Please stop posting just to do it.
 #1010961  by 161pw165
 
It's no industry secret that margins on intermodal are lower than coal and general merchandise. However, it does make money and is a significant growth opportunity for the foreseeable future, especially with the increasing gridlock on highways and driver shortages in the trucking industry. Also consider pending legislation to further restrict driver hours on duty. Why do you think all those JB Hunt, Schneider, UPS, FedEx, Hanjin, Cosco, etc. containers are riding the rails cross-country? Back on subject, as Newpylong points out, containers are just the first step with the new facility; autoracks being next.
 #1011097  by Cowford
 
"...now as to uncomfortable facts. intermodal gains 12% of total revenues but has to move 35% of total cars to do that. coal is 31% revenues on 25% of cars. merchandise 54% revenues on 40% of cars. now tell me intermodal is a winner..."

Sigh...

Among other things, get your numbers right. NS 2011 results: Intermodal 19%, coal 31%, merch 50%. And cars:revenue has no direct correlation on profitability.

"...now tell me intermodal is a winner."

OK, Intermodal is a winner. Profitability and service will continue to evolve and improve, but it's a winner. You're worries about operating ratios? I shudder to think what railroad income statements and balance sheets would look like WITHOUT intermodal. You're entitled to your opinion, man... but my investment advisor and I sure are glad NS and other roads don't heed your advice!
 #1011531  by KEN PATRICK
 
postings are informative. i appreciate the exchanges. again, it makes no economic sense to spend '$40mil' ( i find railroads exaggerate their 'investments) to do a filet/toupee for moay/aymo ( 200 lifts/day) @$35/lift $2.6 mil/yr when you can cut 450k cu ft , increasing clearance to 22' for a one-time $4.5 mil. the tunnel width would permit train passage while cutting was on-going. what am i missing?
also, car volumes are directly related to revenues. pricing ranges from $1.00 (coal) to $6.00 ( plastics) per loaded car mile . more cars but smaller revenues is indicative of reduced profit contribution and roa. ken patrick
 #1011582  by Cowford
 
"...also, car volumes are directly related to revenues. pricing ranges from $1.00 (coal) to $6.00 ( plastics) per loaded car mile . more cars but smaller revenues is indicative of reduced profit contribution and roa."
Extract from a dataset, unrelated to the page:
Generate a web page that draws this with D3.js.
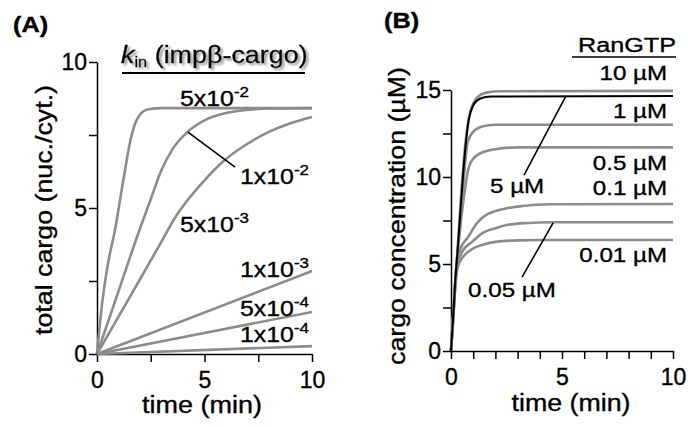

Generalization doesn't work here. Consider your range above. Coal: It moves in unit trains, doesn't need hump yards, the roads run the wheels off the trainsets, and the cars are often supplied by the shippers themselves. Plastics: It moves in loose car merchandise service, requires hump yards and serving yards, and use cars that cycle, on average, about four times per year. (Terrible from a transportation asset utilization perspective, but the shippers intentionally use them as rolling warehouses.) And all plastics cars are private, so there's no ROA on the car itself that the railroad can calculate. Keep in mind, the majority of intermodal cars not owned by the railroads, so there's no "railroad ROA" in that market segment either.
 #1011601  by csor2010
 
Keep in mind that this facility isn't just for AYMO/MOAY. It's also a replacement for the Kenwood ramp in Albany (currently serviced by 938/939) and will be used as an auto yard as well as for some general freight blocking. Also, undercutting could be well over 4.5mil considering the drainage and bridge issues that would need to be addressed and the fact that there are probably other obstructions (low bridges, etc) elsewhere on the main. Even CSX held out on that investment until they could get MA to pay for it through the Boston-Worcester commuter rail deal.
 #1011628  by newpylong
 
That is all right.


Actually the ramp at Kenwood has already closed and Mechanicville is handling all the traffic. There will be 3 freight tracks to start (called "ST1-3"). Interchange will officially still be at Mohawk for general freight but a B&M local might haul all of it over to XO to be blocked together to go east.
 #1011675  by CPF363
 
The people that are directing Norfolk Southern really do know what they are doing. Look at their annual report to see how their performance is. As for their endeavors up in the northeast, examine this project logically. It is a multi-year, multi-phased $140 Million dollar project. In 2009, the job was to get rid of the 10M.P.H. zones between Fitchburg and Mechanicville and introduce automobile traffic to the line in early 2010. They accomplished this. Then, the next step was to get Mechanicville Yard built and operational, opening an auto and container yard there. This part of the project is coming to a close. As part of that, they decided to do the filleting of trains to deal with the physical attributes of the B&M to Ayer. They believe they can serve their customers most expeditiously this way. As the project continues to move forward, it is probably safe to suggest that NS, east of Mechanicville, will move towards more significant physical upgrades to track, signals, yards and upgrades to possibly include vertical clearances inside the tunnel. Still today, some of the tracks across the west end can not handle auto racks as of yet. So think of this as a process. NS can't do it all at once, no entity could do all of this work all at once. We will all look back to this effort in few years time and understand all of their motivations by then. BTW, the pictures of the yard are quite informative!